6. Wer durstig ist, den werde ich umsonst trinken lassen aus der Quelle des Leben
Guten Morgen, verehrte Hörerinnen und Hörer,
„Wer durstig ist, den werde ich umsonst trinken lassen aus der Quelle des Lebens.“ Dies ist das Motto des letzten Tages der Ökumenischen Bibelwoche, Wie ich finde, ein wunderschönes Bild: Christen aller Kirchen, gemeinsam an der Quelle, Sie alle sind getrieben vom Durst nach Wahrheit und Leben, und alle haben gefunden. Dort, an der Quelle, schöpfen sie alle aus dem Vollen, und wird man nicht mehr wissen, wer den längeren oder kürzeren Weg zurückzulegen hatte, wer mehr oder weniger von dem Wasser in seinen Vorratsbeutel hatte.
Alle Christen, gemeinsam an der Quelle des Lebens. Das setzt allerdings voraus, daß man nach dieser Quelle sucht, daß man sich nicht mit abgestandenen Wasser zufrieden gibt, und sei es noch so gut konserviert. Es würde bedeuten, vor sich selbst und vor einander zuzugeben, daß wir noch unterwegs sind, Dürstende, voller Sehnsucht nach dem, der allein unseren Durst stillen kann.
„Meine Seele dürstet nach Gott, nach dem lebendigen Gott“ so heißt es in einem Psalmengebet. Gemeinschaft im Glauben werden wir nur finden, wenn wir einander unsere Bedürftigkeit, unseren „Lebensdurst“ im umfassenden Sinn des Wortes eingestehen, ohne Überheblichkeit und Arroganz, mit der inneren Bereitschaft, sich auf dem Weg zur gemeinsamen Quelle von Gott führen, vom Heiligen Geist überraschen zu lassen.

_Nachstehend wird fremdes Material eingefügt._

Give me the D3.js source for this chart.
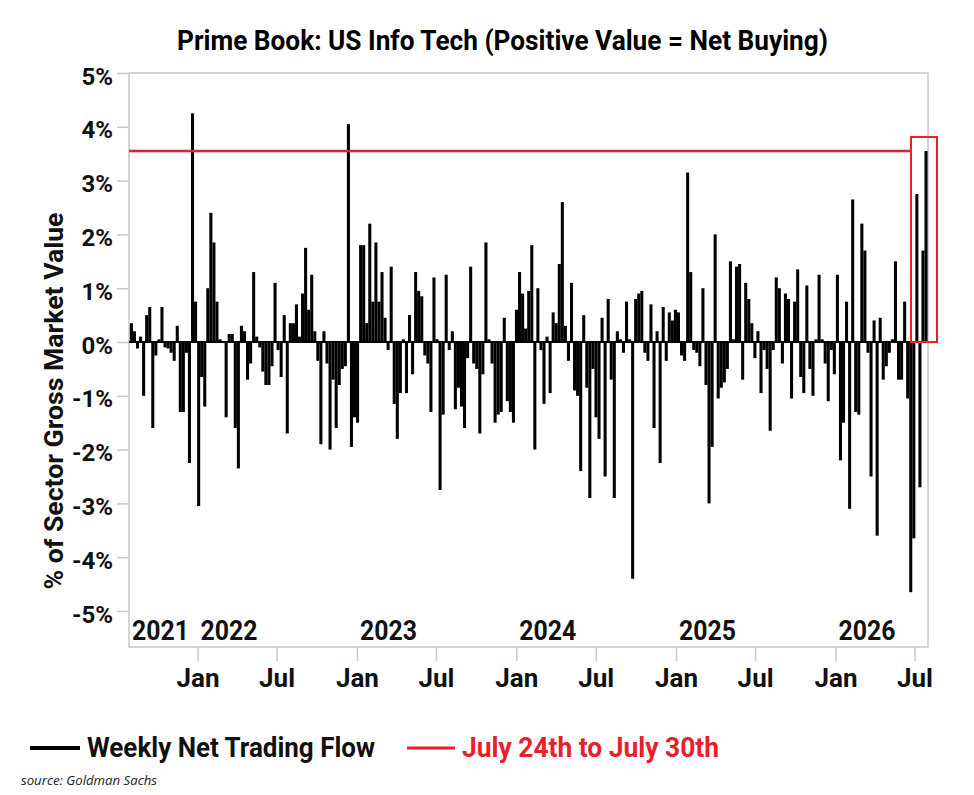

„Wer durstig ist, den werde ich umsonst trinken lassen aus der Quelle des Lebens.“ Ich erinnere mich noch gut an eine Wanderung, zum Abschluß meines Studiums im Heiligen Land von Nazareth hinauf nach Jerusalem. Ich wußte, daß ich bei dem heißen Klima viel Wasser mitnehmen mußte, aber mir kam erst im Laufe der Wanderung zu Bewußtsein, wie sehr ich auf wohl gesonnene Menschen angewiesen war, die mir unterwegs immer wieder die Wasserflaschen füllten.
Dieser Weg führte mich auch nach Nablus, vorbei an dem berühmten Jakobsbrunnen, den schon Johannes in seinem Evangelium erwähnt. Heute ist an dieser Stelle eine kleine orthodoxe Kirche, und ein freundlicher Mönch schöpfte für mich Wasser aus dem alten Brunnen. Ich mußte dabei an jene Begegnung zwischen Jesus und der samaritischen Frau denken, an eben diesem Brunnen. Eine unerhörte Szene: Jesus ist sich nicht zu schade, sie - eine fremde, andersgläubige Frau - um einen Gefallen zu bitten. Er, der doch lebendiges Wasser zu geben hätte, bittet sie um das Wasser, das sie zu geben hat, auch wenn es nur abgestandenes Zisternenwasser ist.
Gemeinschaft im Glauben, so wird mir deutlich, geschieht nur so: wo ich den anderen nicht mit meiner vermeintlichen Fülle erschlage, wo ich ihm meine Wahrheit nicht um die Ohren schlage oder ihm vor Augen führe, wie wenig er hat und kann und ist.
Wir Christen werden nur zueinander finden, wenn wir einander nicht von oben herab, aus der Position der vermeintlichen Stärke begegnen. Jesus hat in dieser ungleichen Beziehung der Samariterin die Initiative zugespielt: sie herausfordert zu geben, was sie hat. Wo wir das Wenige, was wir haben, teilen, beginnt dieser Quell lebendigen Wassers bereits zu sprudeln, auch unter uns.
Verehrte Hörerinnen und Hörer, die Zusage Gottes steht: „Wer durstig ist, den werde ich umsonst trinken lassen aus der Quelle des Lebens“, Ich meine, es könnte auch ein Programm für das Zusammenwachsen der Christen sein: wir alle sind auf dem Weg zur selben Quelle, der Quelle des Lebens, aus der Gott uns trinken lassen wird. Dort gibt es genügend lebendiges Wasser für alle, ohne Ausnahme. Und an jenem Tag wird man sich nicht mehr erinnern können, daß die Christen einmal getrennt waren. Darauf hoffe ich, darum bete ich, auch über diese Woche für die Einheit der Christen hinaus.